The Government argues that its ability to set these thresholds is in fact limited by international agreements made by the UK including in particular the thresholds set by virtue of the UK’s membership of the WTO Agreement on Government Procurement (the “GPA”).
Under the GPA, the UK is required to review and update the thresholds that apply to the UK every two years. The GPA sets the process and methodology for calculating the thresholds applicable. The review is required to be undertaken each autumn, following which the UK informs the GPA of the new thresholds. The updated thresholds must take effect from 1 January immediately following the review.
The Government says that it would be “impractical” to use primary legislation to update the thresholds in this manner.

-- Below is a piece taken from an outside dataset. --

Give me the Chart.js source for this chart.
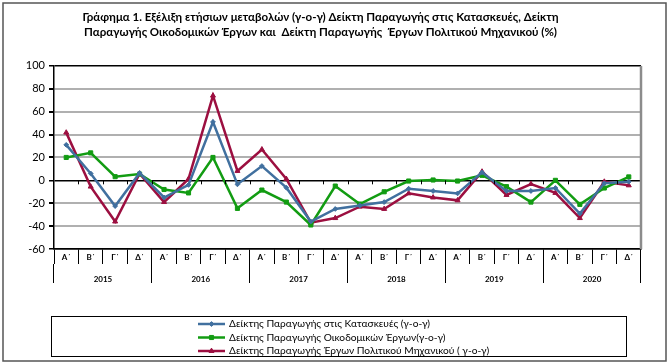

However, the Government concedes that these thresholds may change if there were “a wider renegotiation of the GPA”. Therefore, to the extent that one accepts that there are some restrictions on the scope of these delegated powers, those limits are in practice quite narrow and could be further prescribed by the Government depending on its success (or otherwise) in securing changes to the GPA etc.
The Bill seeks “to bring greater transparency to procurement”. Accordingly, the Bill imposes obligations on contracting authorities to publish specified documentation relating to procurement exercises.
Clause 86 of the Bill contains a broad power to prescribe in regulations the information that must be set out in 16 different types of notices. These include notices:
- inviting suppliers to submit tenders;
- about contracts awarded without a competitive tender process;
- about contracts that an authority intends to enter into or has entered into;
- about suppliers excluded from participating in a procurement exercise;
- about the performance of a contractor; and
- about modifications to, or termination of, contracts.
At present, no draft statutory instrument has been provided by the Government to illustrate what information will be mandated by regulations issued under clause 86. The Government argues that the “obligations around the content of notices… are detailed and technical matters”. However, as procurement practitioners will know, such ‘detailed and technical matters’ are fundamental and will determine the relative ease of conducting (or engaging with) a procurement exercise. The lack of clarity regarding the intended use of this provision, and the open-ended nature of the delegated power, is at present highly problematic.
Exemption from full regime
Clauses 8, 33 and 109, and paragraphs 17 and 34 of Schedule 2 and paragraph 7 of Schedule 4, of the Bill provide Ministers with powers, by regulations, to exempt particular types of public contract from the full regulatory regime under the Bill. For example, clause 8 gives Ministers the power to specify certain contracted services, to be subject to the less onerous “light touch contract” regulatory regime.
Whilst this power (and the other powers referred to above) are subject to the affirmative procedure there is nothing of substance on the face of the Bill to limit the discretion afforded to Ministers to allow less rigorous regulation for contracts of a kind that they choose to specify in regulations. The Bill does not impose any criteria to limit the exercise of Ministerial discretion. Therefore, Ministers could, with limited parliamentary oversight, make wholesale changes to core parts of the procurement regime, i.e. which contracts are subject to the light touch procedure.
At present, the Bill would afford UK Government Ministers with significant delegated powers to amend integral aspects of the new public procurement regime. The scope of many of these delegated powers is exceptionally broad. Accordingly, Ministers could, with limited parliamentary oversight, change fundamental aspects of public procurement. Unless the scope of these powers is changed by Parliament during the Bill’s legislative passage, procurement professionals should be alert to this issue now.